Legislators can't outlaw nature, risk of flood areas

Skydivers and motorcycle riders can have a hard time getting life insurance. Why shouldn't people building in the path of future floods and hurricanes have a hard time getting storm insurance?

Thousands of houses have popped up along the Chesapeake and Atlantic in Maryland even as knowledge of global warming and storm threats has grown. Neither state planners nor the Chesapeake Bay Foundation knows exactly how many, but just in Ocean City and surrounding Worcester County, 11,000 dwellings have appeared since 1990, the Census Bureau says.


Now people act offended and talk about tougher regulation when insurers have second thoughts about covering these places.

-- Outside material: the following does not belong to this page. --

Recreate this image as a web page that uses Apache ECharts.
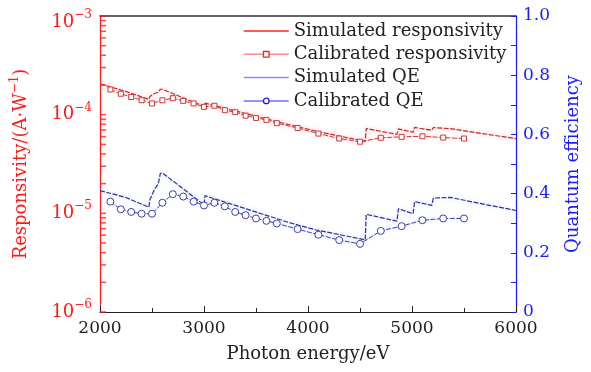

"Redlining," Del. Susan L.M. Aumann called it in The Sun last week. Insurers, added Sen. Norman R. Stone Jr., "can't just pick and choose based on some prediction of what may happen in the future."


What? Picking and choosing based on predictions of the future is called actuarial underwriting. It's what insurers do. Any carrier that didn't finance future claims by accurately pricing present risks would soon be bankrupt, and that wouldn't help policyholders, either.

There are two reasons for government to crank up regulation of insurance and other risk pools. One is social inequity. The other is market failure. Neither comes close to existing in the Maryland home insurance business.

Real redlining occurs when banks or other businesses boycott low-income neighborhoods. Raising premiums on million-dollar waterfront homes with tropical-storm bulls-eyes on their roofs is not redlining. It's using a couple of brain cells.

Nor is there any kind of breakdown in the Maryland property insurance market. Policy costs for Maryland homes near the water are rising faster than for inland dwellings, and some insurers have stopped adding new business, but no major carriers are scrapping Maryland coastal coverage.

More than 100 companies are licensed to sell homeowner policies in Maryland, according to the state Insurance Administration. Ten carriers vigorously compete for 85 percent of the statewide market, and nobody has more than a 22 percent share.

There is no market failure. And - sorry to repeat but I'm trying not to lose the slower readers in Annapolis - nobody is dumping existing coastal coverage.

Allstate, Maryland's No. 2 home insurer, said last year that it would stop writing new policies in much of Maryland and charge hurricane deductibles of up to 5 percent. No shocker there. Allstate has been extremely aggressive in adding coastal business with very cheap policies in the past decade, and now it's getting smarter.

State Farm, the No. 1 carrier, introduced a hurricane deductible of 2 percent and said it would stop offering new policies near the ocean. Nationwide, the No. 3 home insurer in Maryland, is also limiting new coastal business.


Yes, especially vulnerable places such as Smith Island seem to have much less coverage choice. To the extent that these communities were built before flood maps and the threat of rising oceans, they should receive government attention and assistance.

But they are a tiny part of the problem. People have built thousands of homes near the bay and ocean with full knowledge of hurricane threats and the unfair expectation that somebody else would bear the risk.

As an inland taxpayer, I'm tired of paying for the beach-house welfare plan called the National Flood Insurance Program, which sells cut-rate storm-surge coverage and bills Congress when the claims (inevitably) exceed reserves. I don't want to see my private wind-damage insurance also get more expensive thanks to runaway coastal development.

But that's what might happen under proposed legislation that would require insurers to sell, renew or cancel policies in the same manner across Maryland.

If insurers cut back on coastal coverage, they would have to reduce inland policies, limiting competition and theoretically driving up the cost. If they continued accepting coastal business, they might be tempted to pad inland premiums to help cover waterfront risk.

Instead, let's let the market beam messages about whether shoreside development is a good idea. It's probably nuts to have built up the coastline like this. Higher insurance prices are nature's and the economy's way of saying so.